Available data:
*****
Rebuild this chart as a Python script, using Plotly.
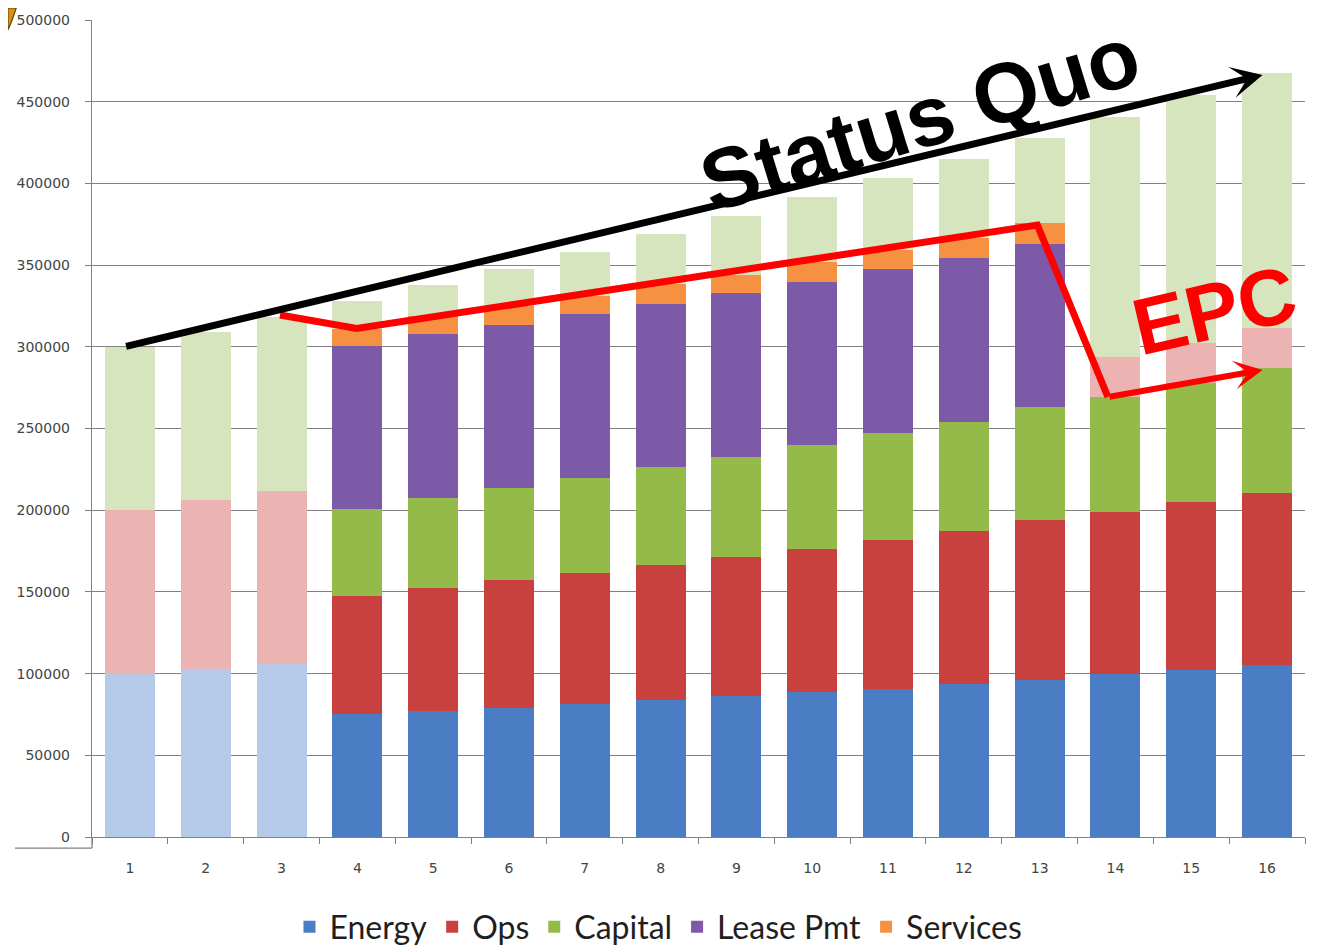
import plotly.graph_objects as go

# ---------------- data ----------------
periods = list(range(1, 17))
tick_labels = [str(p) for p in periods]

# "Status Quo" stack (faded, drawn behind)
sq_energy = [100000, 103000, 106000, 109300, 112600, 115900, 119400, 123000,
             126700, 130500, 134400, 138400, 142600, 146900, 151300, 155800]
sq_ops = [100000, 103000, 106000, 109300, 112600, 115900, 119400, 123000,
          126700, 130500, 134400, 138400, 142600, 146900, 151300, 155800]
sq_capital = [100000, 103000, 106000, 109300, 112600, 115900, 119400, 123000,
              126700, 130500, 134400, 138400, 142600, 146900, 151300, 155800]

# EPC stack (solid, in front), periods 4..16
epc_periods = list(range(4, 17))
epc_energy = [75000, 77000, 79000, 81500, 84000, 86500, 88500, 90500, 93500,
              96000, 100000, 102500, 105000]
epc_ops = [72500, 75500, 78500, 80000, 82500, 85000, 88000, 91500, 94000,
           98000, 99000, 102500, 105500]
epc_capital = [53200, 55200, 56100, 58400, 59700, 61200, 63400, 65400, 66700,
               69000, 70100, 73000, 76700]
epc_lease = [100000, 100000, 100000, 100000, 100000, 100000, 100000, 100000,
             100000, 100000, 0, 0, 0]
epc_services = [10500, 11000, 11500, 11000, 12000, 11500, 12000, 12000, 12500,
                13000, 0, 0, 0]

series_names = ["Energy", "Ops", "Capital", "Lease Pmt", "Services"]

# annotation geometry (data coordinates)
sq_arrow_start = (0.93, 300000)
sq_arrow_end = (15.94, 466300)
epc_path_x = [2.98, 3.99, 12.97, 13.9]
epc_path_y = [319500, 311300, 374500, 269300]
epc_arrow_end = (15.94, 285800)

# ---------------- styles ----------------
solid = ["#4A7DC4", "#C8413E", "#94BA4A", "#7C5AA8", "#F59140"]
faded = ["#B5C9E8", "#ECB3B3", "#D6E5BE"]
GRID = "#808080"
TICKFONT = dict(family="DejaVu Sans", size=14, color="#444444")

fig = go.Figure()

# faded status quo stack on x / y
for vals, col in zip([sq_energy, sq_ops, sq_capital], faded):
    fig.add_trace(go.Bar(x=periods, y=vals, marker=dict(color=col, line=dict(width=0)),
                         width=0.66, showlegend=False, hoverinfo="skip",
                         xaxis="x", yaxis="y"))

# solid EPC stack on overlaying x2 / y
for name, vals, col in zip(series_names,
                           [epc_energy, epc_ops, epc_capital, epc_lease, epc_services],
                           solid):
    fig.add_trace(go.Bar(x=epc_periods, y=vals, name=name,
                         marker=dict(color=col, line=dict(width=0)),
                         width=0.66, xaxis="x2", yaxis="y"))

fig.update_layout(
    width=1317, height=951,
    barmode="stack",
    paper_bgcolor="white", plot_bgcolor="white",
    margin=dict(l=84, r=20, t=12, b=122, autoexpand=False),
    font=dict(family="DejaVu Sans", color="#404040"),
    xaxis=dict(range=[0.5, 16.5], tickmode="array", tickvals=periods,
               ticktext=tick_labels, ticks="", showgrid=False, zeroline=False,
               showline=True, linecolor=GRID, linewidth=1.4,
               tickfont=TICKFONT, ticklabelstandoff=18,
               minor=dict(tickmode="array",
                          tickvals=[p + 0.5 for p in [0] + periods],
                          ticks="outside", ticklen=6, tickcolor=GRID,
                          showgrid=False)),
    xaxis2=dict(range=[0.5, 16.5], overlaying="x", visible=False,
                showgrid=False, zeroline=False),
    yaxis=dict(range=[0, 500000], tickmode="linear", tick0=0, dtick=50000,
               showgrid=True, gridcolor=GRID, gridwidth=1.4, zeroline=False,
               showline=True, linecolor=GRID, linewidth=1.4,
               ticks="outside", ticklen=6, tickcolor=GRID,
               tickfont=TICKFONT, ticklabelstandoff=12,
               tickformat="d"),
    legend=dict(orientation="h", x=0.467, xanchor="center",
                y=-0.11, yanchor="middle", traceorder="normal",
                font=dict(family="Lato", size=32, color="#1f1f1f"),
                bgcolor="rgba(0,0,0,0)"),
)

# red EPC polyline
path = "M " + " L ".join(f"{x},{y}" for x, y in zip(epc_path_x, epc_path_y))
fig.add_shape(type="path", path=path, xref="x", yref="y", layer="above",
              line=dict(color="#FF0000", width=7))

# arrows
fig.add_annotation(x=sq_arrow_end[0], y=sq_arrow_end[1], ax=sq_arrow_start[0],
                   ay=sq_arrow_start[1], xref="x", yref="y", axref="x", ayref="y",
                   text="", showarrow=True, arrowhead=3, arrowsize=0.75,
                   arrowwidth=7, arrowcolor="black")
fig.add_annotation(x=epc_arrow_end[0], y=epc_arrow_end[1], ax=epc_path_x[-1],
                   ay=epc_path_y[-1], xref="x", yref="y", axref="x", ayref="y",
                   text="", showarrow=True, arrowhead=3, arrowsize=0.8,
                   arrowwidth=6, arrowcolor="#FF0000")

# big labels
fig.add_annotation(x=11.42, y=440000, xref="x", yref="y", text="<b>Status Quo</b>",
                   showarrow=False, textangle=-17,
                   font=dict(family="Liberation Sans", size=85, color="black"))
fig.add_annotation(x=15.3, y=322500, xref="x", yref="y", text="<b>EPC</b>",
                   showarrow=False, textangle=-13,
                   font=dict(family="Liberation Sans", size=80, color="#FF0000"))

# small decorative bits (top-left corner mark, 3-D floor edge)
fig.add_shape(type="path", xref="paper", yref="paper",
              path="M -0.0693,1.0147 L -0.0625,1.0147 Q -0.066,0.998 -0.0693,0.988 Z",
              fillcolor="#D8901C", line=dict(color="#6b4200", width=1.2), layer="above")
fig.add_shape(type="line", xref="paper", yref="paper", x0=-0.0635, x1=0,
              y0=-0.0135, y1=-0.0135, line=dict(color=GRID, width=1.3))
fig.add_shape(type="line", xref="paper", yref="paper", x0=0, x1=0,
              y0=-0.0135, y1=0, line=dict(color=GRID, width=1.3))

fig.write_html("out.html")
*****
Instruction: Copy out all of the material exactly as written, without its pictures.

In response:
Rebuild this chart as a Python script, using Plotly.
import plotly.graph_objects as go

# ---------------- data ----------------
periods = list(range(1, 17))
tick_labels = [str(p) for p in periods]

# "Status Quo" stack (faded, drawn behind)
sq_energy = [100000, 103000, 106000, 109300, 112600, 115900, 119400, 123000,
             126700, 130500, 134400, 138400, 142600, 146900, 151300, 155800]
sq_ops = [100000, 103000, 106000, 109300, 112600, 115900, 119400, 123000,
          126700, 130500, 134400, 138400, 142600, 146900, 151300, 155800]
sq_capital = [100000, 103000, 106000, 109300, 112600, 115900, 119400, 123000,
              126700, 130500, 134400, 138400, 142600, 146900, 151300, 155800]

# EPC stack (solid, in front), periods 4..16
epc_periods = list(range(4, 17))
epc_energy = [75000, 77000, 79000, 81500, 84000, 86500, 88500, 90500, 93500,
              96000, 100000, 102500, 105000]
epc_ops = [72500, 75500, 78500, 80000, 82500, 85000, 88000, 91500, 94000,
           98000, 99000, 102500, 105500]
epc_capital = [53200, 55200, 56100, 58400, 59700, 61200, 63400, 65400, 66700,
               69000, 70100, 73000, 76700]
epc_lease = [100000, 100000, 100000, 100000, 100000, 100000, 100000, 100000,
             100000, 100000, 0, 0, 0]
epc_services = [10500, 11000, 11500, 11000, 12000, 11500, 12000, 12000, 12500,
                13000, 0, 0, 0]

series_names = ["Energy", "Ops", "Capital", "Lease Pmt", "Services"]

# annotation geometry (data coordinates)
sq_arrow_start = (0.93, 300000)
sq_arrow_end = (15.94, 466300)
epc_path_x = [2.98, 3.99, 12.97, 13.9]
epc_path_y = [319500, 311300, 374500, 269300]
epc_arrow_end = (15.94, 285800)

# ---------------- styles ----------------
solid = ["#4A7DC4", "#C8413E", "#94BA4A", "#7C5AA8", "#F59140"]
faded = ["#B5C9E8", "#ECB3B3", "#D6E5BE"]
GRID = "#808080"
TICKFONT = dict(family="DejaVu Sans", size=14, color="#444444")

fig = go.Figure()

# faded status quo stack on x / y
for vals, col in zip([sq_energy, sq_ops, sq_capital], faded):
    fig.add_trace(go.Bar(x=periods, y=vals, marker=dict(color=col, line=dict(width=0)),
                         width=0.66, showlegend=False, hoverinfo="skip",
                         xaxis="x", yaxis="y"))

# solid EPC stack on overlaying x2 / y
for name, vals, col in zip(series_names,
                           [epc_energy, epc_ops, epc_capital, epc_lease, epc_services],
                           solid):
    fig.add_trace(go.Bar(x=epc_periods, y=vals, name=name,
                         marker=dict(color=col, line=dict(width=0)),
                         width=0.66, xaxis="x2", yaxis="y"))

fig.update_layout(
    width=1317, height=951,
    barmode="stack",
    paper_bgcolor="white", plot_bgcolor="white",
    margin=dict(l=84, r=20, t=12, b=122, autoexpand=False),
    font=dict(family="DejaVu Sans", color="#404040"),
    xaxis=dict(range=[0.5, 16.5], tickmode="array", tickvals=periods,
               ticktext=tick_labels, ticks="", showgrid=False, zeroline=False,
               showline=True, linecolor=GRID, linewidth=1.4,
               tickfont=TICKFONT, ticklabelstandoff=18,
               minor=dict(tickmode="array",
                          tickvals=[p + 0.5 for p in [0] + periods],
                          ticks="outside", ticklen=6, tickcolor=GRID,
                          showgrid=False)),
    xaxis2=dict(range=[0.5, 16.5], overlaying="x", visible=False,
                showgrid=False, zeroline=False),
    yaxis=dict(range=[0, 500000], tickmode="linear", tick0=0, dtick=50000,
               showgrid=True, gridcolor=GRID, gridwidth=1.4, zeroline=False,
               showline=True, linecolor=GRID, linewidth=1.4,
               ticks="outside", ticklen=6, tickcolor=GRID,
               tickfont=TICKFONT, ticklabelstandoff=12,
               tickformat="d"),
    legend=dict(orientation="h", x=0.467, xanchor="center",
                y=-0.11, yanchor="middle", traceorder="normal",
                font=dict(family="Lato", size=32, color="#1f1f1f"),
                bgcolor="rgba(0,0,0,0)"),
)

# red EPC polyline
path = "M " + " L ".join(f"{x},{y}" for x, y in zip(epc_path_x, epc_path_y))
fig.add_shape(type="path", path=path, xref="x", yref="y", layer="above",
              line=dict(color="#FF0000", width=7))

# arrows
fig.add_annotation(x=sq_arrow_end[0], y=sq_arrow_end[1], ax=sq_arrow_start[0],
                   ay=sq_arrow_start[1], xref="x", yref="y", axref="x", ayref="y",
                   text="", showarrow=True, arrowhead=3, arrowsize=0.75,
                   arrowwidth=7, arrowcolor="black")
fig.add_annotation(x=epc_arrow_end[0], y=epc_arrow_end[1], ax=epc_path_x[-1],
                   ay=epc_path_y[-1], xref="x", yref="y", axref="x", ayref="y",
                   text="", showarrow=True, arrowhead=3, arrowsize=0.8,
                   arrowwidth=6, arrowcolor="#FF0000")

# big labels
fig.add_annotation(x=11.42, y=440000, xref="x", yref="y", text="<b>Status Quo</b>",
                   showarrow=False, textangle=-17,
                   font=dict(family="Liberation Sans", size=85, color="black"))
fig.add_annotation(x=15.3, y=322500, xref="x", yref="y", text="<b>EPC</b>",
                   showarrow=False, textangle=-13,
                   font=dict(family="Liberation Sans", size=80, color="#FF0000"))

# small decorative bits (top-left corner mark, 3-D floor edge)
fig.add_shape(type="path", xref="paper", yref="paper",
              path="M -0.0693,1.0147 L -0.0625,1.0147 Q -0.066,0.998 -0.0693,0.988 Z",
              fillcolor="#D8901C", line=dict(color="#6b4200", width=1.2), layer="above")
fig.add_shape(type="line", xref="paper", yref="paper", x0=-0.0635, x1=0,
              y0=-0.0135, y1=-0.0135, line=dict(color=GRID, width=1.3))
fig.add_shape(type="line", xref="paper", yref="paper", x0=0, x1=0,
              y0=-0.0135, y1=0, line=dict(color=GRID, width=1.3))

fig.write_html("out.html")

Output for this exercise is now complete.